Add the newly defensive-minded Harper to the mix and the Bulls have four players between 6'6" and 6'8" who can each defend at least three positions. Six-foot-eight forward Rodman can guard anyone from a small forward to a center; the 6'7" Pippen can defend point guards, power forwards and everyone in between. This is why the Bulls always seem to have an answer for any potential matchup problem. At 6'7", Hardaway presents headaches for most teams at point guard. The Bulls simply threw Pippen at him and had Harper (6'6") defend small forward Dennis Scott.

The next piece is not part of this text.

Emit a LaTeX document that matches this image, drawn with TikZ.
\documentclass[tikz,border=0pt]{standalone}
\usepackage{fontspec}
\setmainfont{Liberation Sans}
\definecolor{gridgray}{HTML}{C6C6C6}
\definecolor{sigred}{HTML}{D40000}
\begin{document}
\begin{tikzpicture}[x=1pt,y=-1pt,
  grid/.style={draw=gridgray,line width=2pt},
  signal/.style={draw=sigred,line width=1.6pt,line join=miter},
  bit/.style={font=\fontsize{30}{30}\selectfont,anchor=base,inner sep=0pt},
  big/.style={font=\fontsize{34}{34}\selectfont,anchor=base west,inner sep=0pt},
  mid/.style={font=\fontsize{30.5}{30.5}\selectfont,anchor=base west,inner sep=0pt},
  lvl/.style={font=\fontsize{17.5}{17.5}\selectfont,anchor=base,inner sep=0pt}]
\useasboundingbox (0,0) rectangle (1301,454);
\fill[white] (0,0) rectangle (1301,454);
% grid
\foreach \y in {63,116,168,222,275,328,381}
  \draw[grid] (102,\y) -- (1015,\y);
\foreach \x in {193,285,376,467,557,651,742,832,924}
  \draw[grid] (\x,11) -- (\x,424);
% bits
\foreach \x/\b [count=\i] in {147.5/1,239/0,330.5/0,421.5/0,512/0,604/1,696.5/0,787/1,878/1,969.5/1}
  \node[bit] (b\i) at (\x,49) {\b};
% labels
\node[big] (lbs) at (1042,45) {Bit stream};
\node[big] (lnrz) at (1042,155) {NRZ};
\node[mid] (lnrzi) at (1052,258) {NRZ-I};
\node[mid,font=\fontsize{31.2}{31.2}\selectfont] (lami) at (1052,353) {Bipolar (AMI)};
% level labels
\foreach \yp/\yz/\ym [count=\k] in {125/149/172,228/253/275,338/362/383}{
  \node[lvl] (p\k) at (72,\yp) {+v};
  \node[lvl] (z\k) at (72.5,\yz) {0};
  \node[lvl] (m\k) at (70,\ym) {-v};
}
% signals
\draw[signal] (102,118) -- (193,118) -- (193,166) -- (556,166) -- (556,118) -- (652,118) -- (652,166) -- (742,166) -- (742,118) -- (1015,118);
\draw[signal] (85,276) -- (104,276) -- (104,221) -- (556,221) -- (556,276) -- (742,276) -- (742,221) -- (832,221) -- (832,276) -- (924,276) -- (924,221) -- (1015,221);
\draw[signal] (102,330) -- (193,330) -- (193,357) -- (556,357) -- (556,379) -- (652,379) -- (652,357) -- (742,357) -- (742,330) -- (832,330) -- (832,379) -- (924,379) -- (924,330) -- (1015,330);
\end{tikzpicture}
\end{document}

Sonics small forward Detlef Schrempf, 6'10", is the kind of player whose height and agility would make him a difficult matchup for many teams, but in the Finals, Jackson can cover him with Rodman, Pippen or 6'11" sixth man Toni Kukoc. "We have the kind of personnel that allows us to dictate to an offense at times, rather than the other way around," Cleamons says.

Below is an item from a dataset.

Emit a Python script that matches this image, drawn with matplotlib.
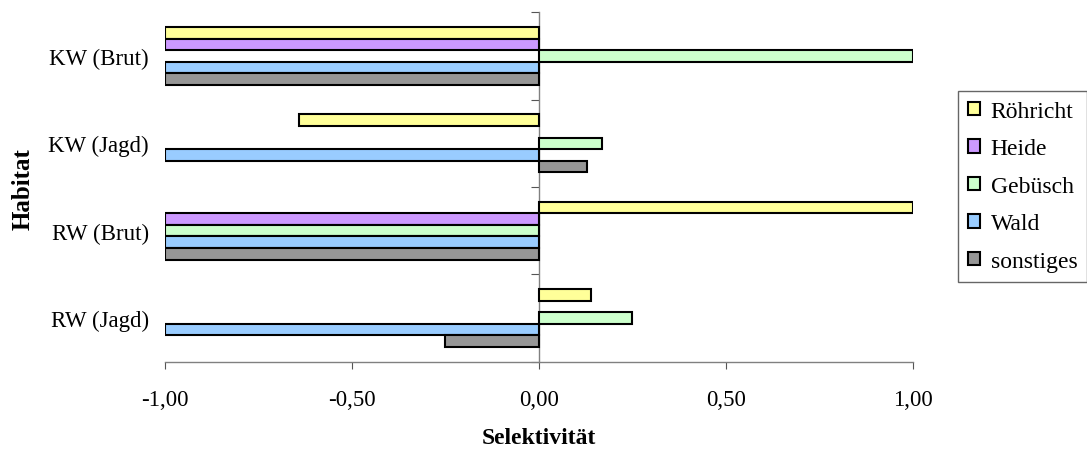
import numpy as np
import matplotlib
matplotlib.use("Agg")
import matplotlib.pyplot as plt
from matplotlib.ticker import FixedLocator

plt.rcParams['font.family'] = ['Liberation Serif', 'DejaVu Serif']

# data (bottom to top as drawn)
categories = ['RW (Jagd)', 'RW (Brut)', 'KW (Jagd)', 'KW (Brut)']
series = ['Röhricht', 'Heide', 'Gebüsch', 'Wald', 'sonstiges']
roehricht = [0.14, 1.00, -0.64, -1.00]
heide = [np.nan, -1.00, np.nan, -1.00]
gebuesch = [0.25, -1.00, 0.17, 1.00]
wald = [-1.00, -1.00, -1.00, -1.00]
sonstiges = [-0.25, -1.00, 0.13, -1.00]
values = [roehricht, heide, gebuesch, wald, sonstiges]
colors = ['#FFFF99', '#CC99FF', '#CCFFCC', '#99CCFF', '#969696']
xticks = [-1.0, -0.5, 0.0, 0.5, 1.0]

fig = plt.figure(figsize=(10.87, 4.52), dpi=100)
ax = fig.add_axes([0.1515, 0.1976, 0.688, 0.773])

h = 0.1325
y = np.arange(len(categories))
for i, (name, vals, c) in enumerate(zip(series, values, colors)):
    off = (2 - i) * h
    ax.barh(y + off, vals, height=h, color=c, edgecolor='black',
            linewidth=1.5, label=name, zorder=3)

ax.set_xlim(-1, 1)
ax.set_ylim(-0.5, len(categories) - 0.5)

# x axis
ax.set_xticks(xticks)
ax.set_xticklabels(['{:.2f}'.format(v).replace('.', ',') for v in xticks])
ax.tick_params(axis='x', direction='out', length=5, width=0.8,
               color='#555555', labelsize=16.5, pad=15)
ax.spines['bottom'].set_color('#808080')
ax.spines['bottom'].set_linewidth(1.0)

# y axis: labels at the left, spine with ticks at zero
ax.spines['top'].set_visible(False)
ax.spines['left'].set_visible(False)
ax.spines['right'].set_position(('data', 0))
ax.spines['right'].set_color('#808080')
ax.spines['right'].set_linewidth(1.0)
ax.set_yticks(y)
ax.set_yticklabels(categories)
ax.yaxis.set_minor_locator(FixedLocator(np.arange(-0.5, len(categories), 1.0)))
ax.tick_params(axis='y', which='major', left=False, right=False,
               labelleft=True, labelsize=16.5, pad=8)
ax.tick_params(axis='y', which='minor', left=False, right=True,
               direction='in', length=6, width=0.8, color='#555555')

ax.set_xlabel('Selektivität', fontsize=17, fontweight='bold', labelpad=12)
fig.text(23 / 1087, 0.582, 'Habitat', rotation=90, ha='center', va='center',
         fontsize=18, fontweight='bold')

leg = fig.legend(loc='upper left', bbox_to_anchor=(0.8816, 0.797),
                 bbox_transform=fig.transFigure, fontsize=17, frameon=True,
                 fancybox=False, borderaxespad=0, borderpad=0.42,
                 handlelength=0.5, handleheight=0.5, handletextpad=0.45,
                 labelspacing=0.7)
leg.get_frame().set_edgecolor('#404040')
leg.get_frame().set_linewidth(1.0)

plt.savefig('out.png', dpi=100)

The Bulls have the rare defense that works from the outside in. Guard Jordan, who's 6'6", and Pippen and Harper form a long-armed outer shell protecting an interior that even with Rodman is vulnerable. "They're long," Miami Heat point guard Tim Hardaway said wearily after Game 1 of Miami's first-round series against Chicago. "They're just...long." One of the reasons centers Luc Longley and Bill Wennington haven't been overwhelmed by the three imposing pivotman they have faced in the postseason—Miami's Alonzo Mourning, New York's Patrick Ewing and Orlando's Shaquille O'Neal—is that the Bulls harassed opposing guards enough to make it difficult for them to deliver the ball inside. "We're not afraid to come up the floor and extend our defense," says Bulls assistant coach John Paxson, "because we've got guys who are quick enough and athletic enough to do it."

Their quickness and instincts make the Bulls' perimeter players perhaps the best in the league at dropping down to double-team in the low post and recovering in time to annoy an outside shooter. Pippen and Jordan, in particular, are adept at anticipating the pass out of the low post. There were times in the Orlando series when they double-teamed O'Neal in the post and were moving back out toward the perimeter a split second before the ball was. "They kind of collapse in and come out," says Malone.